Designers and web developers are now often the same people – especially in smaller agencies. Web designers are learning coding skills, and coders are learning visual skills.

Both developers and designers are looking for the simplest, quickest, and best ways of doing things, and some have come to the conclusion working directly into a browser is the way forward.  So is working in the browser right for your project?

 

The pros

 

  • Content – the thing which attracts viewers to any website – is considered first. Designing in the browser is particularly useful for content-rich sites like blogs, and news websites and apps. If your design focuses on the thing users want to see on it, the content, that can also be a shortcut to a better user experience.
  • Your site is also designed and developed more quickly, you can see it as it should be viewed at an earlier stage, and working without early mock-ups can cut the cost.
  • Designers can check how their prototype site will look on mobile devices instantly, and finding different layouts, colours, and typography is fast.
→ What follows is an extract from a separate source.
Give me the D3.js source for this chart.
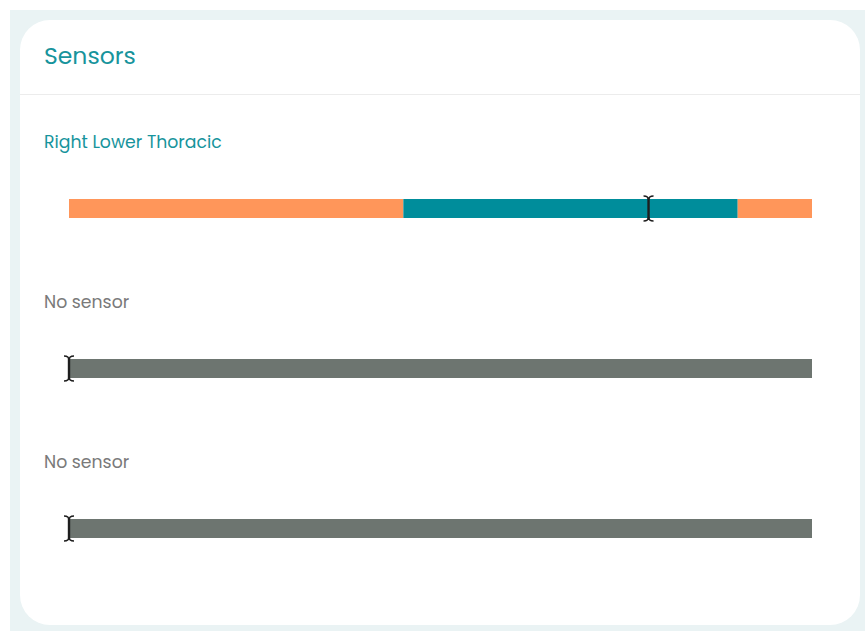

Changing hyperlink colours throughout a site, for example, takes just one command in CSS, but is more complicated in Photoshop. Effects and interactions can also be shown to clients in a way Photoshop cannot.
  • Designers writing HTML and CSS can get a site from prototype into production without any extra effort. With Photoshop designs, a developer will also need to take them and code them, which can be challenging. Working straight into a browser ensures designs are all able to be coded.

 

 

The cons

 

  • There’s a danger of neglecting the details. Working in Photoshop allows designers to think just about the design details, focusing on them without rushing a design.
  • Working outside the browser could make your designer more creative – it’s easier stay within the boundaries of a system when working in the browser. There are more visual constraints, for example, in the browser. If you’re looking for something different and striking, allowing your designer this creativity is a key part of the process.
  • Having a full design brief enables you to see how each section will look without having to visualise it for yourself. That can help in making clear decisions, and cut the cost in the long run.

 

 

Working straight into a browser is useful for smaller sites, including projects like this  https://www.invisionapp.com. For larger websites and those with more specialised needs, working in Photoshop allows designers to present clients with a more complete design and it allows more room for creativity. Talk to your designer about the best way forward for you.